# RMX 1967 Coronet.



## Pete McKay (Dec 20, 2006)

Last car for 2014, wanted it to be a nice one. Figured a nice Dark Red Poly Hemi car would be the way to go but I wanted a 2-tone paint job with it. I've done vinyl tops in the past but I didn't want to go through the whole process. The base for the car would be the Foose Coronet. 

The interior is two-toned as well, sort of a faded red (Testors calls this bottle color "Grapefruit") with black, semi gloss like it is vinyl. Everything else was sort of free-style like the pattern and dash colors. 










Engine is fully wired and plumbed. Brake lines run off of the reservoir. and battery is wired (but in there backwards i found out afterward). Even have a dip stick.
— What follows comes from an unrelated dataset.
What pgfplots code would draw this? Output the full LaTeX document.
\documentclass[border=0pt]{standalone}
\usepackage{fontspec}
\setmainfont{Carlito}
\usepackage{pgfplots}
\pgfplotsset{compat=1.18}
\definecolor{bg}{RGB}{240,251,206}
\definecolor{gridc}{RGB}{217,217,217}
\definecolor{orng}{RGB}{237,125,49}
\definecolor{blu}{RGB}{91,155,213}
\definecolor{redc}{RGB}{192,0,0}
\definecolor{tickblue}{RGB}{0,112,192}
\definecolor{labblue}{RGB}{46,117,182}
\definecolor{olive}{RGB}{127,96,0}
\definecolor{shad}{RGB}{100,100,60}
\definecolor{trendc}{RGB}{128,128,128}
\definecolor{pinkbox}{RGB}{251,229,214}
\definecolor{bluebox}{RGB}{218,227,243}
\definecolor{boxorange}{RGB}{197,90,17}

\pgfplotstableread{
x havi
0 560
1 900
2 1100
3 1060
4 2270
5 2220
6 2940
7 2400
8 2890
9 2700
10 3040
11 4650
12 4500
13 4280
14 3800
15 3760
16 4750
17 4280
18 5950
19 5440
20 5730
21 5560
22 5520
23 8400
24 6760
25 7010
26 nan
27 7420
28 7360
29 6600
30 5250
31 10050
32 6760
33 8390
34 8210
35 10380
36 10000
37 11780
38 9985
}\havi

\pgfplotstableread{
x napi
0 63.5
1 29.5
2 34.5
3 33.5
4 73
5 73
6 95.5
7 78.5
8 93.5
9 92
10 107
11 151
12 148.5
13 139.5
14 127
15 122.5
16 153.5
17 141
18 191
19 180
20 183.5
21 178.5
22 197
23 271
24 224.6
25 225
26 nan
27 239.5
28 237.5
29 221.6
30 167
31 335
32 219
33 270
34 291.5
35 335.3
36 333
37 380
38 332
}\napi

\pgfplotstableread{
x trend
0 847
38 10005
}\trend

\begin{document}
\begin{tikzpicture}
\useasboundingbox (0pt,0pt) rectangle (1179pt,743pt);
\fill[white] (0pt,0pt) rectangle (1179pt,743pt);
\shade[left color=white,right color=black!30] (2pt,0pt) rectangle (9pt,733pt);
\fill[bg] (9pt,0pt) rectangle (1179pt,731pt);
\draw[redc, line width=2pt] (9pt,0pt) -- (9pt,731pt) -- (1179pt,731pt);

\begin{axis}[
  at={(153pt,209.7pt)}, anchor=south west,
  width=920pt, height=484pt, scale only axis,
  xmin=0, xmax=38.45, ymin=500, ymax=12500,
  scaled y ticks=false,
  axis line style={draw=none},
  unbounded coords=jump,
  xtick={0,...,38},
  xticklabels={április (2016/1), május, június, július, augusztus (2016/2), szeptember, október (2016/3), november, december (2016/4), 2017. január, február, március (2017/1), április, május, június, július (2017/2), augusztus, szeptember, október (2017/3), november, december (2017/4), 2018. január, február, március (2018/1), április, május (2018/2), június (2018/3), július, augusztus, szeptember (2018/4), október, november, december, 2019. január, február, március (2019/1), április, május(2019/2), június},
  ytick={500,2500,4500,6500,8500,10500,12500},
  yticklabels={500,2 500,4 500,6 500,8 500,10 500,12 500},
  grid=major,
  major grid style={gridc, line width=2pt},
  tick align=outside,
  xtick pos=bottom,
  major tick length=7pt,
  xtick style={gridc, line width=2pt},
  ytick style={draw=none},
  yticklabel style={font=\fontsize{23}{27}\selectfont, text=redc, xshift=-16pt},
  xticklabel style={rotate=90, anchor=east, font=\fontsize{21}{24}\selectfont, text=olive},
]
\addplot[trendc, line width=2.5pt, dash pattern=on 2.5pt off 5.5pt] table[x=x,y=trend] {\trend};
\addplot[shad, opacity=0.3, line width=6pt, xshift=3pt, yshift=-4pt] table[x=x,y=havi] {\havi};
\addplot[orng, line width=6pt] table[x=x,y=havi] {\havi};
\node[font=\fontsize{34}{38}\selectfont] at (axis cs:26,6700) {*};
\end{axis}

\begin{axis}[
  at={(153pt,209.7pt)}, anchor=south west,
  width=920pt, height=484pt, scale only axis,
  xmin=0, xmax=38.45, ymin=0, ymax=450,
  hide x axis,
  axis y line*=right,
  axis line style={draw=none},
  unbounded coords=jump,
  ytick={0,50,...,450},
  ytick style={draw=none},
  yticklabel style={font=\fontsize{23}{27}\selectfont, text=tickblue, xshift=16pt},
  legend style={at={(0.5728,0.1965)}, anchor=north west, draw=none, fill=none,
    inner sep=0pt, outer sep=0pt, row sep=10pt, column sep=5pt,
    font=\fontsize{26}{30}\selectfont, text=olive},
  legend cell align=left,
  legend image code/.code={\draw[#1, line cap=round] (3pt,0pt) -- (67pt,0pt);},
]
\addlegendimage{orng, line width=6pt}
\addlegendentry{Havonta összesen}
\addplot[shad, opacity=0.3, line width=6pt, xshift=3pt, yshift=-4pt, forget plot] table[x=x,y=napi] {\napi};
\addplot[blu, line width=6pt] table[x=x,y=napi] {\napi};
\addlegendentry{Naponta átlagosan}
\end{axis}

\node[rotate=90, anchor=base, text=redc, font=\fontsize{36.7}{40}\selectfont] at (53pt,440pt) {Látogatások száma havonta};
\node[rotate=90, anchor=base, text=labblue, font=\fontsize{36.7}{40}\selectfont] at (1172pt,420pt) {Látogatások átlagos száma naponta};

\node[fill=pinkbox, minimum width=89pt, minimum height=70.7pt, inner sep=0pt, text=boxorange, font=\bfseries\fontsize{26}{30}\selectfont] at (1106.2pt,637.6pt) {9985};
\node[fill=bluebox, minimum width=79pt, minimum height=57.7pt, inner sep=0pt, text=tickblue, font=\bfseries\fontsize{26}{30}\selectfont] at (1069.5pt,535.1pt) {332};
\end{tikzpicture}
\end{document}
Overall the car came out pretty good. I haven't built a Coronet yet that I can remember, but it was very similar or identical to the GTX. The black top was somewhat a problem but came off nicely after a lot of work. 



















...rounded it out with a personal license plate...


----------



## 68cudabarra (Nov 23, 2014)

I like it, good job.


----------



## Old Coyote (May 8, 2013)

A beautiful build sir ............. very nicely done


----------



## scooke123 (Apr 11, 2008)

Nice job - I like it.


----------



## scottnkat (May 11, 2006)

cool job, Pete - nice colors, too


----------



## whiskeyrat (May 7, 2012)

Ditto everyone above! Especially like the custom plate, nice touch!


----------



## Pete McKay (Dec 20, 2006)

Starting work on the first of the new year, emerald green '68 Charger, a non-HP 440 car (turquoise engine). Trying to fabricate a factory a/c unit for it.


----------